Leaders of Britain’s nuclear industry have been defending the UK’s controversial Hinkley Point power Station project from claims it is over budget and could face two years delays.
Hinkley Point is being jointly financed by French energy giant EDF and China and it has been heralded as a renaissance enterprise for the UK’s nuclear industry.
The building of the Hinkley Point plant, valued at 25 billion US dollars, is underway.
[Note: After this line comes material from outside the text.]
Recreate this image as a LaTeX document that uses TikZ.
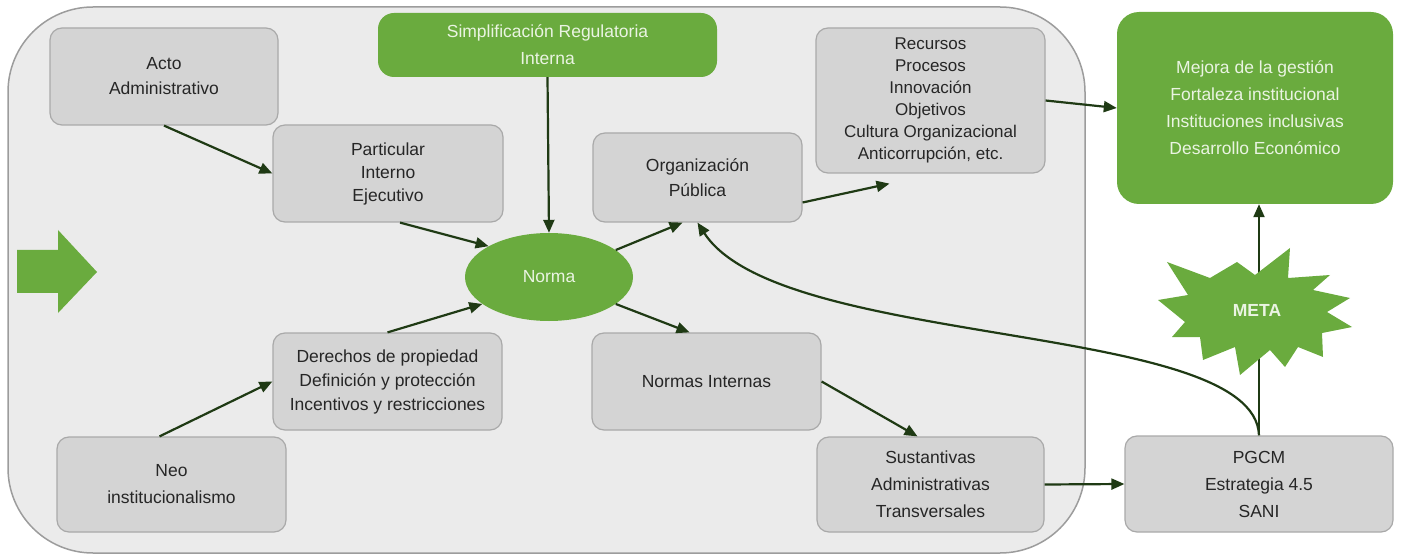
\documentclass[tikz,border=0pt]{standalone}
\usepackage{fontspec}
\setmainfont{Liberation Sans}
\usetikzlibrary{arrows.meta,shapes.geometric}
\definecolor{verde}{HTML}{6AAB3E}
\definecolor{oscuro}{HTML}{1F3A14}
\definecolor{gris}{HTML}{D4D4D4}
\definecolor{borde}{HTML}{A9A9A9}
\definecolor{fondo}{HTML}{EBEBEB}
\definecolor{marco}{HTML}{9C9C9C}
\definecolor{claro}{HTML}{EAF4E2}
\definecolor{texto}{HTML}{262626}
\begin{document}
\begin{tikzpicture}[x=1pt,y=-1pt,>={Triangle[length=13pt,width=11pt]},line join=round,
  caja/.style={draw=borde,fill=gris,line width=1.2pt,rounded corners=12pt,align=center,inner sep=0pt,text=texto,font=\fontsize{17.5}{25}\selectfont},
  cajav/.style={fill=verde,rounded corners=16pt,align=center,inner sep=0pt,text=claro,font=\fontsize{17.5}{27}\selectfont},
  flecha/.style={->,draw=oscuro,line width=2.2pt}]
	\useasboundingbox (0,0) rectangle (1401,556);
	% marco general
	\draw[fill=fondo,draw=marco,line width=1.5pt,rounded corners=85pt] (8,7) rectangle (1085,553);
	% flecha verde de entrada
	\fill[verde] (17,250)--(58,250)--(58,230)--(97,272)--(58,313)--(58,293)--(17,293)--cycle;
	% cajas
	\node[caja,minimum width=228pt,minimum height=97pt] (acto) at (164,76.5) {Acto\\Administrativo};
	\node[cajav,minimum width=339pt,minimum height=64pt] (simp) at (547.5,45) {Simplificación Regulatoria\\Interna};
	\node[caja,minimum width=230pt,minimum height=97pt,font=\fontsize{17.5}{23}\selectfont] (part) at (388,173.5) {Particular\\Interno\\Ejecutivo};
	\node[caja,minimum width=209pt,minimum height=89pt] (org) at (697.5,177.5) {Organización\\Pública};
	\node[caja,minimum width=229pt,minimum height=145pt,font=\fontsize{17}{22}\selectfont] (rec) at (930.5,100.5) {Recursos\\Procesos\\Innovación\\Objetivos\\Cultura Organizacional\\Anticorrupción, etc.};
	\node[cajav,minimum width=276pt,minimum height=192pt,rounded corners=22pt] (mejora) at (1255,108) {Mejora de la gestión\\Fortaleza institucional\\Instituciones inclusivas\\Desarrollo Económico};
	\node[ellipse,fill=verde,text=claro,minimum width=168pt,minimum height=88pt,inner sep=0pt,font=\fontsize{17.5}{25}\selectfont] (norma) at (549,277) {Norma};
	\node[caja,minimum width=229pt,minimum height=97pt,font=\fontsize{17.5}{24}\selectfont] (der) at (387.5,381.5) {Derechos de propiedad\\Definición y protección\\Incentivos y restricciones};
	\node[caja,minimum width=229pt,minimum height=97pt] (ni) at (706.5,381.5) {Normas Internas};
	\node[caja,minimum width=229pt,minimum height=95pt,font=\fontsize{17.5}{27}\selectfont] (neo) at (171.5,484.5) {Neo\\institucionalismo};
	\node[caja,minimum width=227pt,minimum height=95pt,font=\fontsize{17.5}{27}\selectfont] (sust) at (930.5,484.5) {Sustantivas\\Administrativas\\Transversales};
	\node[caja,minimum width=268pt,minimum height=96pt,font=\fontsize{17.5}{27}\selectfont] (pgcm) at (1259,484) {PGCM\\Estrategia 4.5\\SANI};
	% conectores
	\draw[flecha] (acto.south) -- (part.west);
	\draw[flecha] ([xshift=12pt]part.south) -- (norma.153);
	\draw[flecha] (simp.south) -- (norma.north);
	\draw[flecha] (der.north) -- (norma.202);
	\draw[flecha] ([xshift=-12pt]neo.north) -- (der.west);
	\draw[flecha] (norma.22) -- ([xshift=-15pt]org.south);
	\draw[flecha] (norma.-22) -- ([xshift=-17pt]ni.north);
	\draw[flecha] ([yshift=-25pt]org.east) -- ([xshift=-41pt,yshift=-10pt]rec.south);
	\draw[flecha] (rec.east) -- (mejora.west);
	\draw[flecha] (ni.east) -- ([xshift=-13pt]sust.north);
	\draw[flecha] (sust.east) -- (pgcm.west);
	\draw[flecha] (pgcm.north) -- (pgcm.north |- mejora.south);
	\draw[flecha] (pgcm.north) .. controls (1255,320) and (780,350) .. (org.south);
	% estrella META
	\fill[verde] (1167,262)--(1210,278)--(1237,262)--(1255,275)--(1290,248)--(1288,278)--(1330,275)--(1313,290)
		--(1350,298)--(1327,312)--(1352,327)--(1322,333)--(1323,357)--(1298,347)--(1285,367)--(1270,350)
		--(1240,375)--(1235,347)--(1203,360)--(1200,337)--(1172,337)--(1185,322)--(1158,300)--(1188,295)--cycle;
	\node[text=claro,font=\fontsize{17.5}{20}\selectfont\bfseries] (meta) at (1257,310) {META};
\end{tikzpicture}
\end{document}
However, according to the French newspaper Le Monde, the project is set to overrun its budget by up to three billion dollars.
Claims of further overruns came as a hard-hitting report by Britain’s spending watchdog office criticized Hinkley as "risky and expensive project with uncertain strategic and economic benefits."
But Zhu Minhong, Chief Executive at the China General Nuclear Power Corporation, working on the testing stage of a second nuclear site with EDF, said that the nuclear power is about working with local communities and the industry.
The Hinkley reactor is based on the as yet untested technology in EDF’s Flamanville reactor in France, running six years late and set to cost three times the original estimate.
In Britain nuclear industry leaders are confident Hinkley will ultimately prove successful.
"I remain fundamentally optimistic that this project will go well and future nuclear projects will also learn from the experience of EDF and Hinkley, including the Chinese and we can build a really exciting new platform," said John Nutton, Chair of the UK's Nuclear Industry Association.